TKP’nin tarihi önemlidir, mutlaka iyi incelenmelidir. TKP tarihi bilinmeden: Türkiye-Sovyetler Birliği ilişkileri, Türkiye-ABD ilişkileri, Türkiye’nin NATO’ya girişi ya da NATO’ya karşı çıkışlar, Soğuk Savaş, ABD askerî üslerinin varlığı, 6. Filo’nun Türkiye’ye geliş nedenleri, ABD Marshall Planı, işçi sınıfının sendikal ve siyasi örgütlenme mücadelesi, sosyalistlerin/komünistlerin Kemalizmle ilişkileri, değişik sol örgütlerin ortaya çıkış nedenleri ile sol-sosyalist/komünistlerin dağınıklığı ve maddi bir güç haline gelemeyişleri, “Kürt Sorunu” konusunda sosyalist/komünist hareketlerin doğru bir tutum alamayışları ve sorunun çözümünün gecikme nedenleri; Nâzım Hikmet başta olmak üzere aydınlar ve sanatçılar üzerinde estirilen terör, siyasi partiler üzerindeki kısıtlayıcı hükümler, Türkiye’de doğru dürüst ciddi bir muhalefetin olmayışı, kısacası bugün her alanda yaşadığımız sıkıntılar nasıl bilinecek/anlaşılacak. TKP tarihini bilmenin, TKP tarihini aydınlatmanın önemi bundan kaynaklanıyor. TKP tarihi bilinmezse, Türkiye Cumhuriyeti Tarihi’nin bir kısmı karanlıkta/eksik kalır. Bu nedenle, komünist olsun olmasın Türkiye’de tarihle, siyasetle, toplum sorunlarıyla ilgilenen herkesin şu veya bu şekilde TKP tarihini bilmelerinde yarar vardır.

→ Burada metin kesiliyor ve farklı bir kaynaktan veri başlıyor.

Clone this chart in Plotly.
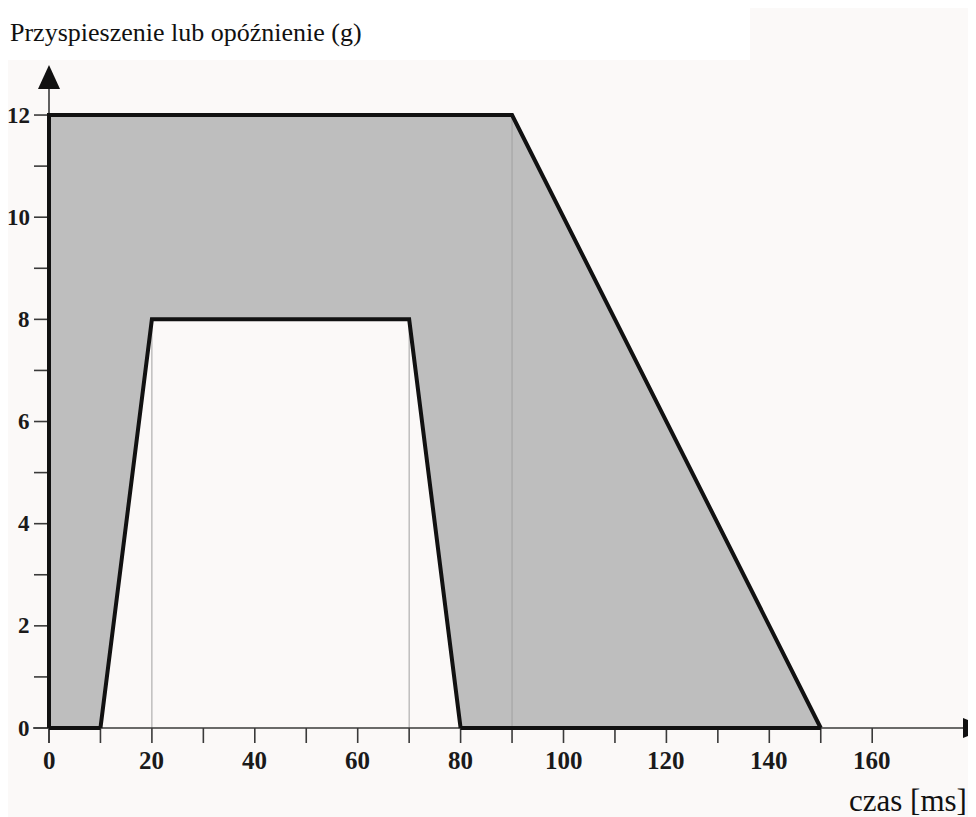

Herkesin kendine göre bir tarih yazdığı aşikârdır. Bu davranış doğru bir davranış değildir. Tarih yazıcıları sağlam kaynak ve bilgilere, bilimsel bir bakış açısına sahip olmalı, yanılgı ve yanlışlardan olabildiğince uzak durmalı ve tutarlı olmalıdır. Yalanla yazılan tarih insanları aydınlığa götürmüyor. Elbette, tarihçinin bakış açısı, bilgi birikimi, olayları değerlendirme tarz ve yöntemi de çok önemlidir. Ama her olay, her anlatı, her yazılı olan tümüyle doğru veya yanlışmış gibi ele alınmamalı, olaylar ve eldeki veriler akıl süzgecinden geçirilmelidir. Tarihin çoğu kez tek taraflı bir yazım/anlatım olduğu ve bu tek taraflı yazımın/anlatımın da bizlere doğruymuş gibi sunulduğunu unutmamalıyız.

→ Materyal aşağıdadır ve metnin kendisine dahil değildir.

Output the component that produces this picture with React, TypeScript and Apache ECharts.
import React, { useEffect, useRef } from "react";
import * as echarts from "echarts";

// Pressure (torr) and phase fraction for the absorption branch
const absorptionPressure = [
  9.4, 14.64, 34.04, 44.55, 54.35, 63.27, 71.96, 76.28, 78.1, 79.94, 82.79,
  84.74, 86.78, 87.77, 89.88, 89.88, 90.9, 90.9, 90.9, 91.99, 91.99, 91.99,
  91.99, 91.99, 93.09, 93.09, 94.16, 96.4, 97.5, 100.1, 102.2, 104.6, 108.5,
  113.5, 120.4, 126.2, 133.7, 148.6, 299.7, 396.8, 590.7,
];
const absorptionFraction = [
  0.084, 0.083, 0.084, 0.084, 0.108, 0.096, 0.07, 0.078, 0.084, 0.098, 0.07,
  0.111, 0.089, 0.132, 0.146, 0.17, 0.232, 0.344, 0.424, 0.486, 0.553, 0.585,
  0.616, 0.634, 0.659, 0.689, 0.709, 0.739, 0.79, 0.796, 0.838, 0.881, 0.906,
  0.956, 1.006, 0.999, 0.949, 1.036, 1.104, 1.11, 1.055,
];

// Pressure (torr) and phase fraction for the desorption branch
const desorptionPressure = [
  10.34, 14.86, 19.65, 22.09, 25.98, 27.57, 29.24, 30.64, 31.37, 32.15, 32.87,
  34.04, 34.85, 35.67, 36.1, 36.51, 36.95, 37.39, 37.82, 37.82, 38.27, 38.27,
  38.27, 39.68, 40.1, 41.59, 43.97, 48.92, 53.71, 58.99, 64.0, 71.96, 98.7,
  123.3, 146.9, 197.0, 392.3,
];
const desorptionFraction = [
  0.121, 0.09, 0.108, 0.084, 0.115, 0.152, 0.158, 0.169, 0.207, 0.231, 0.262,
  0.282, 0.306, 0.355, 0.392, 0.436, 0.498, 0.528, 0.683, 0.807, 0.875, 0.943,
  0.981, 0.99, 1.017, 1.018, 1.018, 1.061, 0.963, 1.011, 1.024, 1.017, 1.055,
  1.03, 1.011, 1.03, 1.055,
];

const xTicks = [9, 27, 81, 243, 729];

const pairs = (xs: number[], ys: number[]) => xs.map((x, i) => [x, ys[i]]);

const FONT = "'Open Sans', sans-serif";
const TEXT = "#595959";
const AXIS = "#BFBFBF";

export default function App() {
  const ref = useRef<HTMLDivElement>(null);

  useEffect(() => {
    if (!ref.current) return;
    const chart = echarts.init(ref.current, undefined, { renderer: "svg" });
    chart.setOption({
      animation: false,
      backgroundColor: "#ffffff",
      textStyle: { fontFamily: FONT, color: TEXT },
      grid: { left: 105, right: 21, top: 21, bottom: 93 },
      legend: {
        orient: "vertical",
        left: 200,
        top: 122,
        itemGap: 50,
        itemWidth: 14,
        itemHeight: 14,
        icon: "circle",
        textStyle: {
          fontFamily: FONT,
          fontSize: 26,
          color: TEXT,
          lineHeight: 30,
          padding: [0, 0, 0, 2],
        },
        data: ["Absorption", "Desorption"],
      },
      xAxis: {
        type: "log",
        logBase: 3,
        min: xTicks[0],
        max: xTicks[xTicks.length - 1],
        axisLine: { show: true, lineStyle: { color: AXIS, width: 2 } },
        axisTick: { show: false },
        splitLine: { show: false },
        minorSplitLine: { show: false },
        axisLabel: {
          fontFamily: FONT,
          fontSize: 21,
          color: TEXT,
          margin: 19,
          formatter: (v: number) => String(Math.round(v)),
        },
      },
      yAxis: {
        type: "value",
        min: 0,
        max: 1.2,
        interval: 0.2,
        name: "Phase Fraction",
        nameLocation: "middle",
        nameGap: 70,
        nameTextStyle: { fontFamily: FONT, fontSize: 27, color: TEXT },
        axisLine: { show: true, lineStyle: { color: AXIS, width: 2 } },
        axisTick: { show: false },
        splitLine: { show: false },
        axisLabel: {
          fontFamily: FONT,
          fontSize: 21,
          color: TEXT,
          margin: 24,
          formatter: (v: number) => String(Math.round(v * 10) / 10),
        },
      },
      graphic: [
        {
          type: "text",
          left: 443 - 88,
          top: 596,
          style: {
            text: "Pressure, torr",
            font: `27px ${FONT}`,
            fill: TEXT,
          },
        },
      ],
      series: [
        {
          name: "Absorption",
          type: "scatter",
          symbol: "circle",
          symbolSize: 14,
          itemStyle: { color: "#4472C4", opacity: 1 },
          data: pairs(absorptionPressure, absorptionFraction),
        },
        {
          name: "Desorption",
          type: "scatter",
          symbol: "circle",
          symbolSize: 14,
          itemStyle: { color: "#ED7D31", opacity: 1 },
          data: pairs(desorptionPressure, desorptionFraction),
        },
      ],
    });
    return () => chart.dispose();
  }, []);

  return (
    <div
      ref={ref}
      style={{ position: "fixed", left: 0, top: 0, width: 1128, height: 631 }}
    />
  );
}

TKP’nin son dönem merkez yöneticilerinden Ahmet Kardam, konuya yabancı olmayan biri olarak analitik bir yaklaşımla, kılı kırk yaran titiz bir çalışmayla belgelere dayalı hazırlamış olduğu Mustafa Suphi Karanlıktan Aydınlığa kitabıyla büyük bir iş çıkararak tarihin karanlık sayfalarından birini birazcık aralayarak aydınlatmaktadır.